Out-of-band Introductions (OOBIs) are discovery and validation of IP resources for KERI autonomic identifiers. Discovery via URI, trust via KERI.

The simplest form of a KERI OOBI is a namespaced string, a tuple, a mapping, a structured message, or structured attachment that contains both a KERI AID and a URL. The OOBI associates the URL with the AID. In tuple form this abstractly:

(url, aid)

and concretely

("http://8.8.5.6:8080/oobi", "EaU6JR2nmwyZ-i0d8JZAoTNZH3ULvYAfSVPzhzS6b5CM")

Validation

Validation is done based on BADA More in KERI OOBI draft spec and KERI OOBI explained - draft.

High-end definition

From the IETF draft specification:

An Out-Of-Band Introduction (OOBI) provides a discovery mechanism that associates a given URI or URL with a given AID ([autonomic identifier](autonomic-identifier-(AID) or self-addressing identifier (SAID)).
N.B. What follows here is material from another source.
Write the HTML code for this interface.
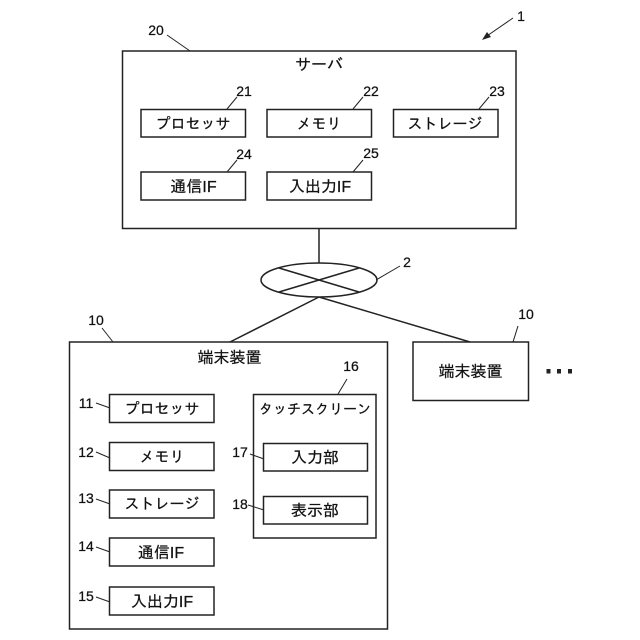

The URI provided by an OOBI acts as a service endpoint for the discovery of verifiable information about the AID or SAID. As such an OOBI itself is not trusted but must be verified.
To clarify, any information obtained from the service endpoint provided in the OOBI must be verified by some other mechanism. An OOBI, however, enables any internet and web search infrastructure to act as an out-of-band infrastructure to discover information that is verified using an in-band mechanism or protocol. The primary in-band verification protocol is KERI.